China’s Big Four banks reported stronger earnings for the first quarter of 2026, posting a combined net profit of about 305 billion yuan (US$44.6 billion) [1].
Net interest income rose more than 7% across all four lenders, marking a significant boost from earlier periods [1]. The banks benefited from strong loan growth to infrastructure and policy-backed sectors, which helped lift profits during the quarter [1]. Judy Zhang at Citi said the results reflected "resilient loan growth driven by government-related loans" [1].
Net interest margins showed early signs of stabilisation after a prolonged decline, with some lenders reporting slight sequential improvements [1]. Large state-owned banks outperformed peers due to their stronger exposure to corporate and government lending.

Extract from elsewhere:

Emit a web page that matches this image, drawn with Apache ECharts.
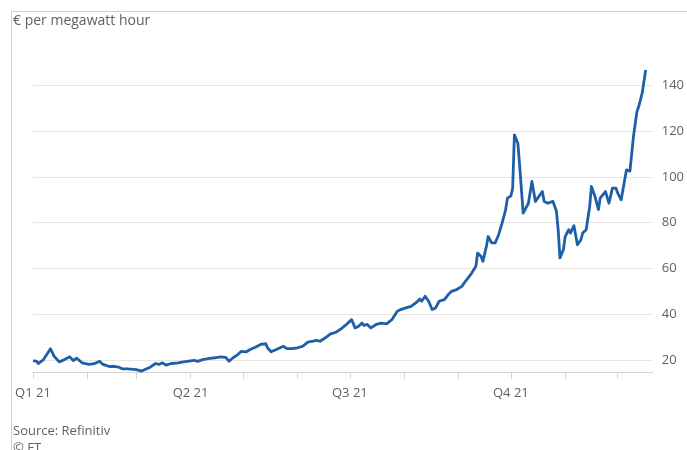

Easing margin pressure and lower funding costs also supported a recovery in interest income for these institutions [1].
On average, the banks earned roughly 3.4 billion yuan a day in combined net profit in Q1 2026 [1].
The banks credited government policy support and targeted lending to drive credit expansion, contributing to the stronger financial performance. The results indicate improving conditions in China’s banking sector amid ongoing efforts to support infrastructure and priority industries.
The four lenders will release detailed financial reports later this month, providing more clarity on individual bank performance and outlook for the rest of 2026 [1].